WRITTEN PROBLEM – Say how many lines contain "that", using only the number.

============================================================

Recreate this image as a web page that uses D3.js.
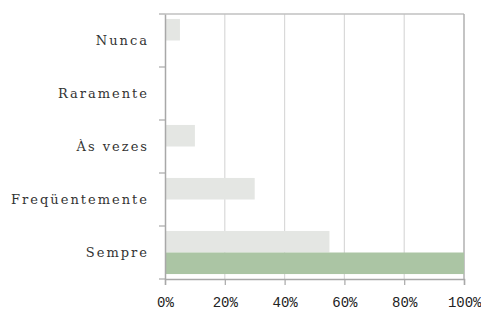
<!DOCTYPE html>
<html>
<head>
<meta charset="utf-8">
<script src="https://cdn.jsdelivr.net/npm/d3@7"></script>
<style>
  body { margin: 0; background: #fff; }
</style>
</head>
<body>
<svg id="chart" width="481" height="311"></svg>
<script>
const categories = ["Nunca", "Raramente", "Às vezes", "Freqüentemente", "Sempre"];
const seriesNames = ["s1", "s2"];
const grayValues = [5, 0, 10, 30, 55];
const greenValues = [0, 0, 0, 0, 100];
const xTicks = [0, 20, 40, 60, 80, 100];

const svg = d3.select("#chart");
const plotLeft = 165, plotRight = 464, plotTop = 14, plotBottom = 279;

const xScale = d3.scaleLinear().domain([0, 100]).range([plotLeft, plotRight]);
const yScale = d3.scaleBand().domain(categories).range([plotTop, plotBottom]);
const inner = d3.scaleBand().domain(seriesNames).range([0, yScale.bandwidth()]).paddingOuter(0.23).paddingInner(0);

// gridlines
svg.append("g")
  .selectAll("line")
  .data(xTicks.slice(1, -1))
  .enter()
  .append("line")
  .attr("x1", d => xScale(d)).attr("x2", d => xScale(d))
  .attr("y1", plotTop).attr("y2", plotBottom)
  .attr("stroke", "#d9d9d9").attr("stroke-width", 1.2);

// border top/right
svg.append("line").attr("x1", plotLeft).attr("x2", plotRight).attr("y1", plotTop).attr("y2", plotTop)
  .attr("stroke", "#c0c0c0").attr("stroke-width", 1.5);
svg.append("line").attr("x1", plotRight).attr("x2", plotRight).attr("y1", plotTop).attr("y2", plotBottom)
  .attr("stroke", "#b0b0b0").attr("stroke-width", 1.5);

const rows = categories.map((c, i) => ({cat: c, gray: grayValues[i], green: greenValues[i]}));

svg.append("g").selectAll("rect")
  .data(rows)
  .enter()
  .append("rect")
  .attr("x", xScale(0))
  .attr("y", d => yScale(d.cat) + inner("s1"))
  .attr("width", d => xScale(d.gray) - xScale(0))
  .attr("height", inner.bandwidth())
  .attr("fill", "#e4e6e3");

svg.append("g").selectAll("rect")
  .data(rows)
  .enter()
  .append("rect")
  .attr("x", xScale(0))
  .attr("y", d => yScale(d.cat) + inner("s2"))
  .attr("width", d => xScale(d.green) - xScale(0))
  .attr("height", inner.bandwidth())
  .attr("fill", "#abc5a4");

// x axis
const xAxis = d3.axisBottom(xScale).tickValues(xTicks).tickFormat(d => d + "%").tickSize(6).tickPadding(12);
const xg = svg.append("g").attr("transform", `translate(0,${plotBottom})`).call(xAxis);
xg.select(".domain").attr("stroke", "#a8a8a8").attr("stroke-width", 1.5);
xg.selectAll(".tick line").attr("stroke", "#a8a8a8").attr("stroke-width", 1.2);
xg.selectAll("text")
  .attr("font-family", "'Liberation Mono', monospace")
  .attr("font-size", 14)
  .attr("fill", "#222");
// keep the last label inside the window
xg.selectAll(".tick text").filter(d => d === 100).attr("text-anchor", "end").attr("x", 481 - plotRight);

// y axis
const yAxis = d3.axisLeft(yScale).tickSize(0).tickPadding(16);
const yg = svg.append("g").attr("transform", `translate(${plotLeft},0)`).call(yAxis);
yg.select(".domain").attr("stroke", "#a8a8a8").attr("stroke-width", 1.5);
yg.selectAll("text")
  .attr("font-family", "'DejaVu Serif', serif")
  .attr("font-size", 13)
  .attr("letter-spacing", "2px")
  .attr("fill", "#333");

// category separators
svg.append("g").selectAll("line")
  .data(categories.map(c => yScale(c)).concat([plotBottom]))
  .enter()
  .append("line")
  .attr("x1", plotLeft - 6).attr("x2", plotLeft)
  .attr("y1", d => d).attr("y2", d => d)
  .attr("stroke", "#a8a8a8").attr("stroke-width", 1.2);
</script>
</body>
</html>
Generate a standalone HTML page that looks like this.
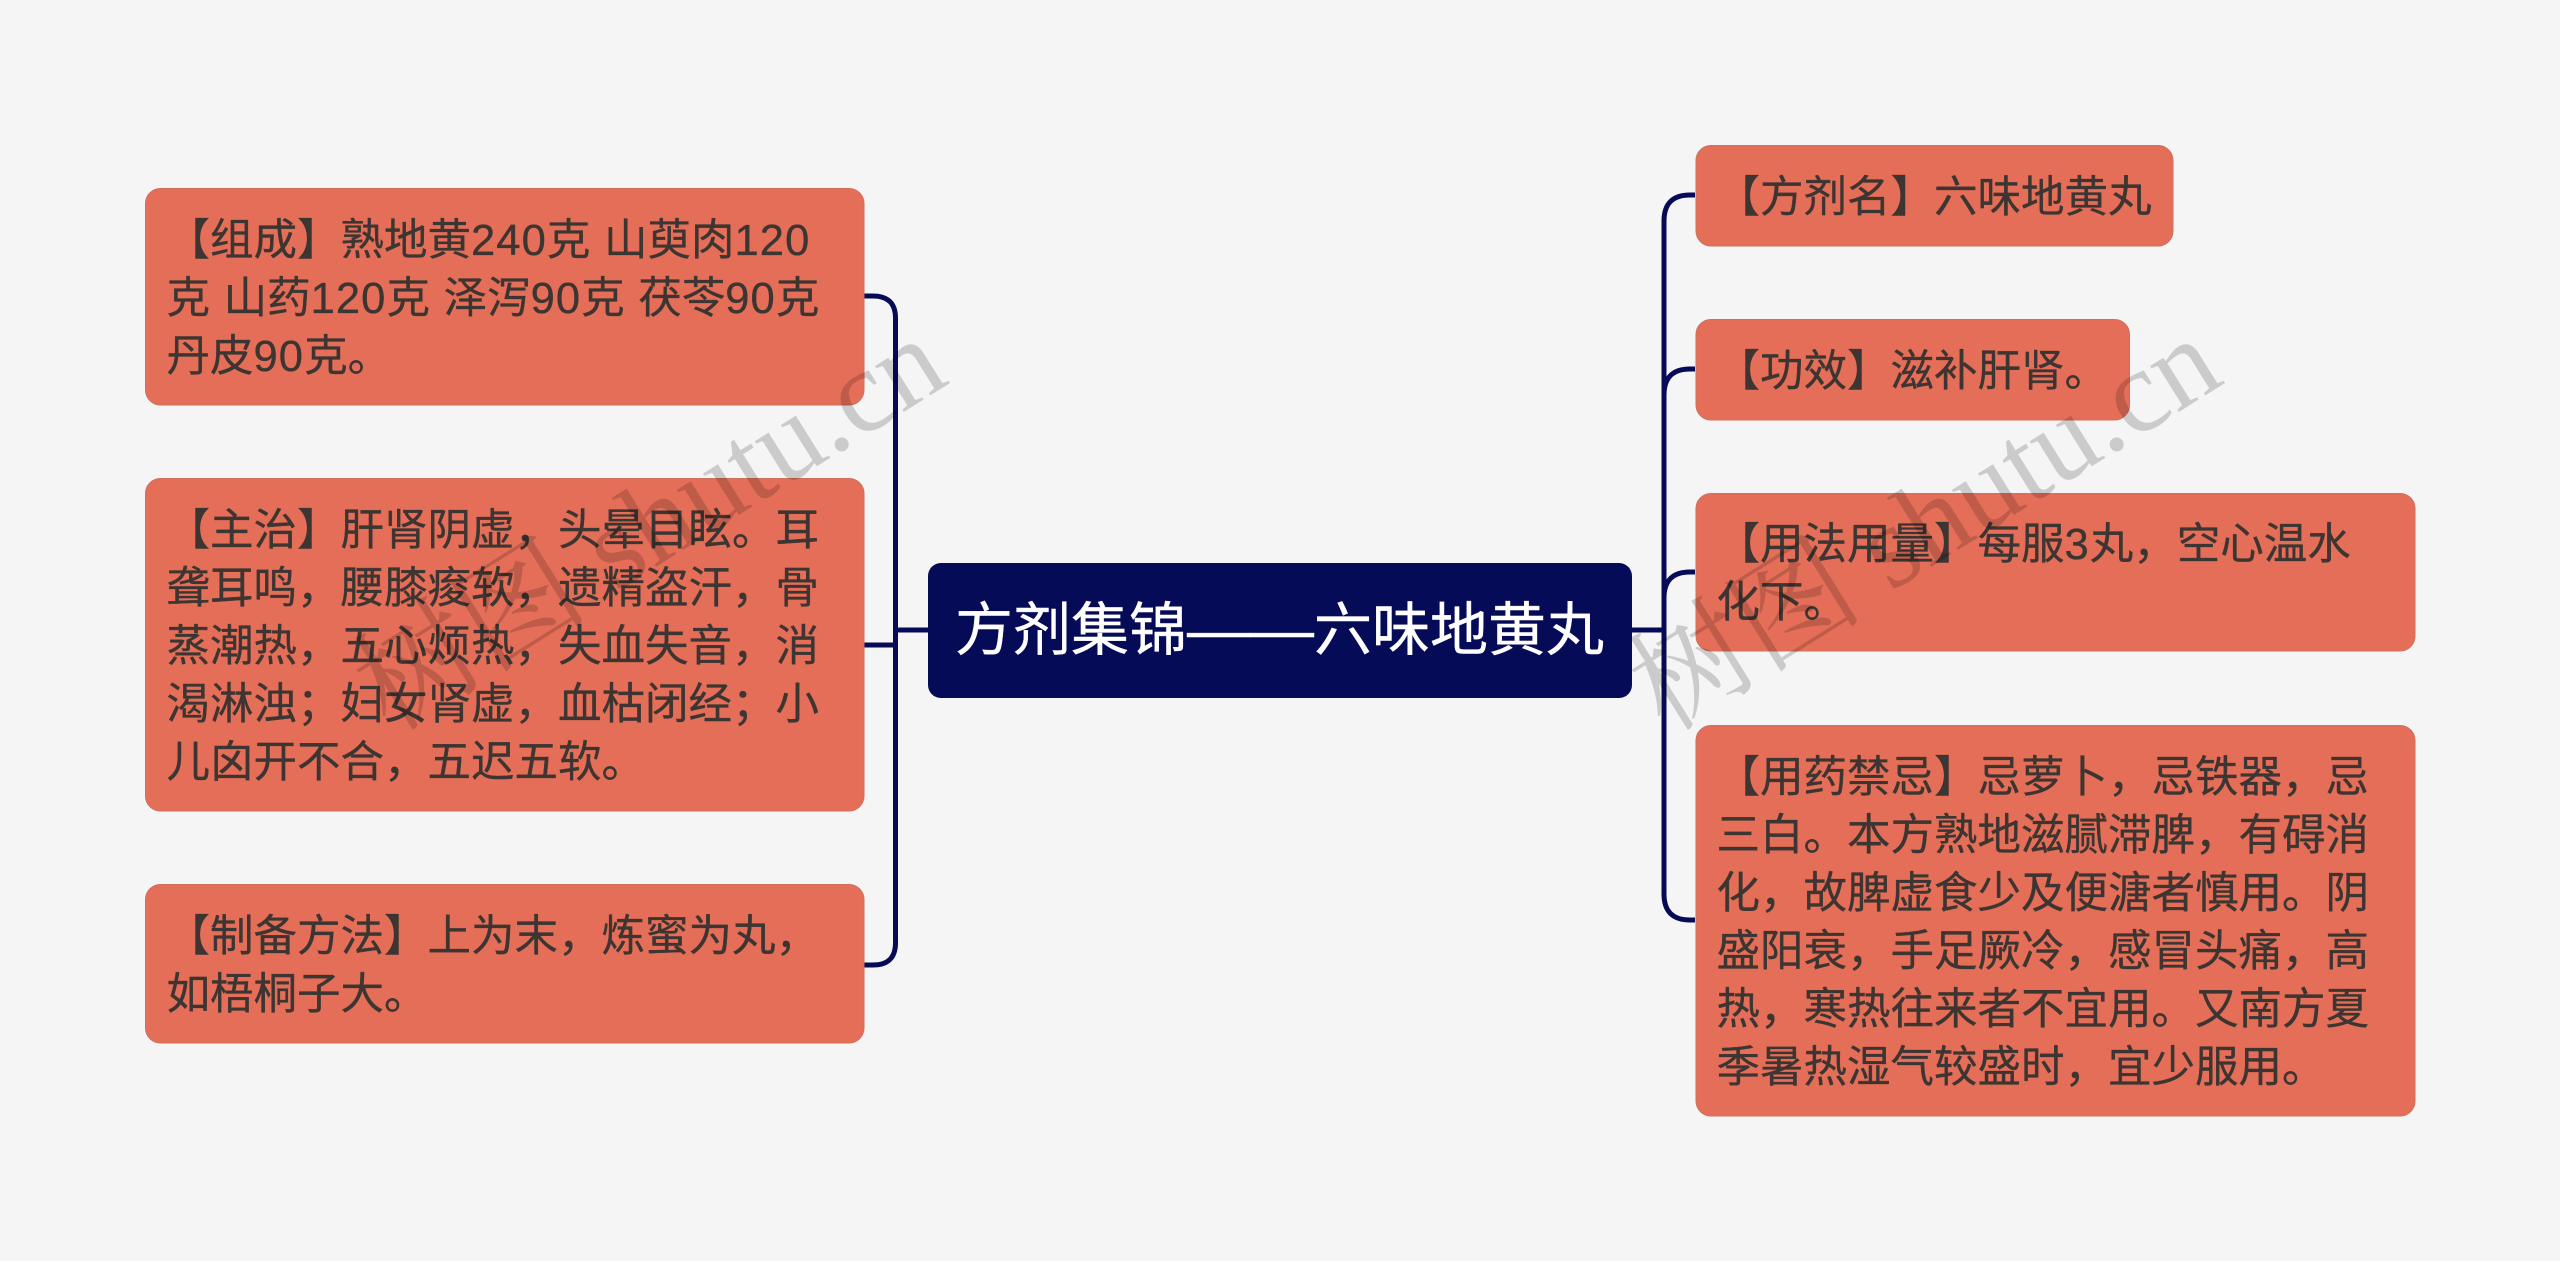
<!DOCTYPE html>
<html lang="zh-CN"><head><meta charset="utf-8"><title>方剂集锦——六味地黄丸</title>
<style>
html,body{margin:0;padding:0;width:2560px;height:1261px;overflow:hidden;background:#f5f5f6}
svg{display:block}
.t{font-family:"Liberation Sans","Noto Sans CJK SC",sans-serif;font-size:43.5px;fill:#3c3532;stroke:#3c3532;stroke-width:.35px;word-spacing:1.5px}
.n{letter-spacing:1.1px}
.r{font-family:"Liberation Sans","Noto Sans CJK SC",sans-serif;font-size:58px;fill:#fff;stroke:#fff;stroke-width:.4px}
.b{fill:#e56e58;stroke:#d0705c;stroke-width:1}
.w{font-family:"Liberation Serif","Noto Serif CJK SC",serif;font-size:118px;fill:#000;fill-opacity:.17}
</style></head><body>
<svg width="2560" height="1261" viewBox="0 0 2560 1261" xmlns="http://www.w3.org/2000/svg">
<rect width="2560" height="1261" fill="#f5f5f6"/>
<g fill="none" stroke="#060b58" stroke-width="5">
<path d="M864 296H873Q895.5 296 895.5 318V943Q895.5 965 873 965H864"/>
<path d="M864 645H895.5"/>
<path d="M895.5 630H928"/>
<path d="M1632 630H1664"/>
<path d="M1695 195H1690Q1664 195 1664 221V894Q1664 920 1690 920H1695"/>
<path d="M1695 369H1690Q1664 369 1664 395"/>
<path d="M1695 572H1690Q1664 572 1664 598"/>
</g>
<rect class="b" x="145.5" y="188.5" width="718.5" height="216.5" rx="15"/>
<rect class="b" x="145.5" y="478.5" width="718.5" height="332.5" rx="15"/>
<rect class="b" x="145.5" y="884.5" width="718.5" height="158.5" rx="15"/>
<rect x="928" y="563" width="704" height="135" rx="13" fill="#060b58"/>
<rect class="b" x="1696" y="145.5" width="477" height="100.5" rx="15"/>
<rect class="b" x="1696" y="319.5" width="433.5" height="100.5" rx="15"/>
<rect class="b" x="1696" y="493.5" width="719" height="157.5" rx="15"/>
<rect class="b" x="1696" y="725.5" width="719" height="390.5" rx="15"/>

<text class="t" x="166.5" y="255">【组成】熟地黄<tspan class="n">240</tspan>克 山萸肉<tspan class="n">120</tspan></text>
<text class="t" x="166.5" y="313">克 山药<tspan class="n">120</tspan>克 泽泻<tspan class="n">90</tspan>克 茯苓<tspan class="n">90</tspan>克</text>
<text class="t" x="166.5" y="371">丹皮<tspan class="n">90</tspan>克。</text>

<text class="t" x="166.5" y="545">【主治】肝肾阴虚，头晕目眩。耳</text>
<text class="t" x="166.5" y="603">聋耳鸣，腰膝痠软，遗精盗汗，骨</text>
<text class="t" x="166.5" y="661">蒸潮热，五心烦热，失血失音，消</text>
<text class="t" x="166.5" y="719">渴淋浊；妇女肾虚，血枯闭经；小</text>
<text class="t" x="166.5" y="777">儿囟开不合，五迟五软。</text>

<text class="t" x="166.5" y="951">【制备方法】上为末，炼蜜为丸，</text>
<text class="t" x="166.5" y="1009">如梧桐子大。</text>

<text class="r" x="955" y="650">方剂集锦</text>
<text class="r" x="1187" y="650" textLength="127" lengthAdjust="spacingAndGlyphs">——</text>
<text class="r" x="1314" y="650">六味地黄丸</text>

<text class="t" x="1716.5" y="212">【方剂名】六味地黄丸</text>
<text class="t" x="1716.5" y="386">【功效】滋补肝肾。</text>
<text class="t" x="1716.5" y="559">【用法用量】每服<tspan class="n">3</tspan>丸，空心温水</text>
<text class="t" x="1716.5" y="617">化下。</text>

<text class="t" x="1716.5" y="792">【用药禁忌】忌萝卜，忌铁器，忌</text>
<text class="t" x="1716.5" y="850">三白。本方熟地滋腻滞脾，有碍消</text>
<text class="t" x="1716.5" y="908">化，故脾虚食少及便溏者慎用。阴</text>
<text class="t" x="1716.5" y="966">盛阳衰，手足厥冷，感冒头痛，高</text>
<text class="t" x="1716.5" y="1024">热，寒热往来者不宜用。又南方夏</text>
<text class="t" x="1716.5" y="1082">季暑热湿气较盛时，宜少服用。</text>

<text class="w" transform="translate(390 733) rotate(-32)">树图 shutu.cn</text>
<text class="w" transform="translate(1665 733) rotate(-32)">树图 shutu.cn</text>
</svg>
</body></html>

============================================================

EXERCISE RESULT – 2